Report on the 24th Shokai Retreat
The 24th Shokai Retreat was held between 11th and 13th October. The theme of this retreat was ‘What has been done for me by the Three Treasures’. All the participants reflected upon this theme as homework, and joined the opening service on Friday evening. Sam K, who kicked off the meeting with great energy announced, “Let’s make the most of the great opportunity that this Retreat offers us….”
Kei S, who followed the late Hiroko’s advice and will undertake the introspection session at Shogyoji temple in Japan in December, gave a Vow of Sincere Practice. During her vow, she said her encounter with Three Wheels for the last 5 years has been a gift. She was filled with gratitude towards her family, friends and her colleagues. She explained how it was the people around her that enabled her to feel love, compassion and warmth. Hiroko san showed her how the Buddha dharma can live and help her life. Hiroko showed her the path to see Amida’s light which she would like to follow for the rest of her life.
Reverend Sato gave a welcome greeting where he expressed how happy he was to have three new participants as well as a guest from Japan, Rie H. He taught us that appreciating the Three Treasures is not enough. As the Prince Shotoku states, “Taking refuge in the Three Treasures” is very important so we need to be aware of how much we are supported by the Sanga, turn within oneself, and take refuge in Buddha.
We had two sessions to share our homework one in the evening of the first day, and the other in the morning of the second day. Rina P who was the youngest, spoke her thoughts with tears remembering her recent introspection session at Shogyoji temple; “Even though I am the greediest being, I’m accepted by my parents and those around me as if they are Buddhas. My dharma teachers, who sat for hours listening and taking enormous responsibility and trust symbolised the Sanga for me”. Renata read out her letter addressed to the late Hiroko, who Renata called ‘spiritual mother’. She expressed in the letter how much Hiroko meant to herself, which we all commonly felt. It was clearly Hiroko-san that guided Renata to join the retreat. Furthermore, Rie H openly talked about her difficulties in her life, yet she found that these bad conditions were in fact blessings from the Buddha. She was grateful about her re-encounter with Rev Sato and Hiroko 20 years ago at Three Wheels which changed her perspective enabling her to become who she is today. Many dharma friends shared their homework and mentioned how grateful they were for the opportunity to come and listen to the dharma. The support, love and compassion that they received by the Three Treasures changed their perspective in their lives.

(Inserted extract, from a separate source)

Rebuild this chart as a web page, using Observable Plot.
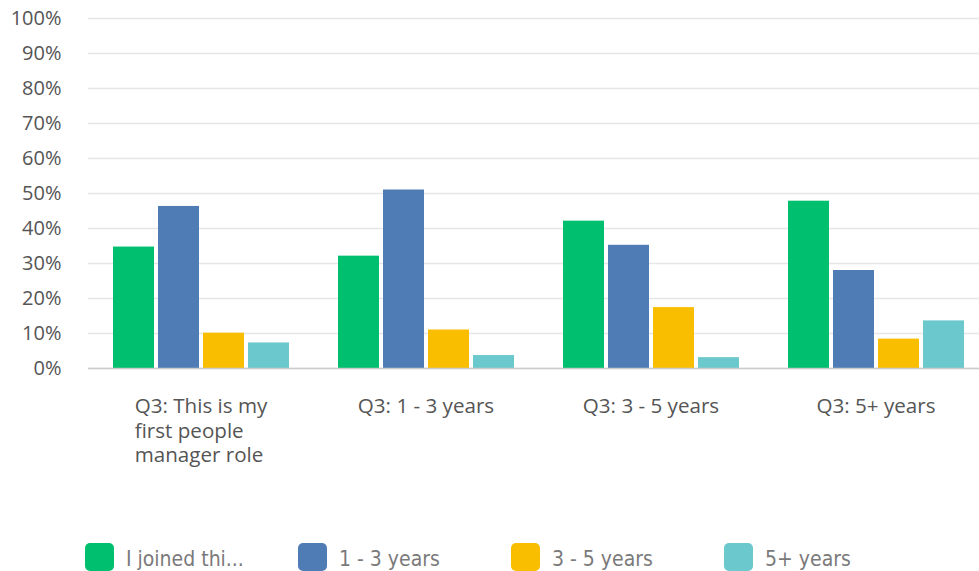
<!DOCTYPE html>
<html>
<head>
<meta charset="utf-8">
<script src="https://cdn.jsdelivr.net/npm/d3@7"></script>
<script src="https://cdn.jsdelivr.net/npm/@observablehq/plot@0.6"></script>
<style>
  body { margin: 0; background: #fff; }
  #chart svg { display: block; overflow: hidden; }
  .legend { display: flex; margin-top: 43px; padding-left: 85px;
    font-family: "DejaVu Sans Condensed", "DejaVu Sans", sans-serif; font-stretch: condensed;
    font-size: 21px; color: #7a7a7a; }
  .legend .item { display: flex; align-items: center; width: 213px; }
  .legend .sw { width: 29px; height: 28px; border-radius: 5px; margin-right: 12px; flex: none; }
  .legend .lab { position: relative; top: 2px; }
</style>
</head>
<body>
<div id="chart"></div>
<div class="legend" id="legend"></div>
<script>
const categories = [
  "Q3: This is my first people manager role",
  "Q3: 1 - 3 years",
  "Q3: 3 - 5 years",
  "Q3: 5+ years"
];
const series = ["I joined thi...", "1 - 3 years", "3 - 5 years", "5+ years"];
const colors = ["#00BF6F", "#507CB6", "#F9BE00", "#6BC8CD"];
const joinedValues = [34.7, 32.1, 42.1, 47.8];
const years1to3Values = [46.3, 51.0, 35.2, 28.0];
const years3to5Values = [10.1, 11.0, 17.4, 8.4];
const years5plusValues = [7.3, 3.7, 3.1, 13.6];
const yTicks = [0, 10, 20, 30, 40, 50, 60, 70, 80, 90, 100];

const seriesValues = [joinedValues, years1to3Values, years3to5Values, years5plusValues];
const table = [];
categories.forEach((g, i) => {
  series.forEach((s, j) => table.push({group: g, series: s, value: seriesValues[j][i]}));
});

const plot = Plot.plot({
  width: 979,
  height: 500,
  marginTop: 18,
  marginBottom: 132,
  marginLeft: 88,
  marginRight: 0,
  style: {fontFamily: "'Open Sans', sans-serif", fontSize: "20px", color: "#555", overflow: "hidden"},
  fx: {domain: categories, range: [88, 988], paddingInner: 0, paddingOuter: 0, label: null},
  x: {domain: series, paddingInner: 0.09, paddingOuter: 0.54, axis: null},
  y: {domain: [0, 100], label: null},
  color: {domain: series, range: colors},
  marks: [
    Plot.ruleY(yTicks, {stroke: "#e6e6e6", strokeWidth: 1.5}),
    Plot.barY(table, {fx: "group", x: "series", y: "value", fill: "series"}),
    Plot.ruleY([0], {stroke: "#cccccc", strokeWidth: 1.5}),
    Plot.axisY({ticks: yTicks, tickSize: 0, tickPadding: 27, tickFormat: d => d + "%",
      line: true, stroke: "#cccccc", strokeWidth: 1.5, fontSize: 20, label: null}),
    Plot.axisFx({anchor: "bottom", tickSize: 0, tickPadding: 27, lineWidth: 7.3, lineHeight: 1.2,
      fontSize: 20.6, label: null})
  ]
});
document.getElementById("chart").append(plot);

// left-align wrapped tick label lines as one centered block
plot.querySelectorAll("text").forEach(t => {
  const spans = t.querySelectorAll("tspan");
  if (spans.length > 1) {
    const bb = t.getBBox();
    t.setAttribute("text-anchor", "start");
    spans.forEach(s => s.setAttribute("x", bb.x));
  }
});

const legend = document.getElementById("legend");
series.forEach((s, i) => {
  const item = document.createElement("div");
  item.className = "item";
  const sw = document.createElement("span");
  sw.className = "sw";
  sw.style.background = colors[i];
  const label = document.createElement("span");
  label.className = "lab";
  label.textContent = s;
  item.append(sw, label);
  legend.append(item);
});
</script>
</body>
</html>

The morning session on the second day was new to the Shokai. Rev Sato introduced an extract of the book written by DT Suzuki, entitled ‘Infinite Light’. The handout was read out by participants in turn and at the same time a Q&A was actively undertaken. Within the extract I felt these passages touched my heart; “it is this very conceit and delusion that causes the final downfall of the self-power.” And “One is first to struggle desperately with doubt and self-power but the denser the cloud of doubt the brighter the light then it reveals itself.”
After lunch, we all helped to relocate the furniture of Taya houses for the new family moving in. After that a chanting lesson lead by Rev Kenshin Ishii, rehearsing for Otorikoshi London Eza was held. We were taught that the most important point of chanting is to express gratitude. The Shoshinge (English translation by Rev Sato) was read out by Andrew W and many of us were moved by how beautiful the reading and the understanding of this chanting was.
During the closing ceremony, we invited Prof Shimoda who gave a talk for London Eza to join us, and everyone shared their overall impressions of the retreat. A Firstcomer Amit K said that he learnt how important it was to simply entrust Amida rather than his intellectual thinking in order to grasp Buddhism. Each participant expressed their own ways in which they find the Three Treasures precious. We promised to expose ourselves to the Sangha consistently, following and listening to the dharma and entrusting ourselves to Amida, taking refuge in the Buddha. When I shared my thoughts I expressed my apologies for failing to actively reflect on my present being, which we have always been taught is the most important doing. My dharma friend pointed out to me that my homework was not good, he made me aware that I was resting on my Buddhism background. I then came to see myself as being very conceited and arrogant. I also found myself failing to prioritise listening to the dharma. I felt that the letter of Rennyo Shonin that was read out in the service that morning, was a message to teach me how my karma made me choose not to listen to the Dharma. I then became aware that I was blaming external conditions, again an example of neglecting to reflect on my current self. By pronouncing the Nembutsu with everyone after my confession in the Buddha hall, I felt very warm and peaceful and blessed to be embraced by the Three Treasures.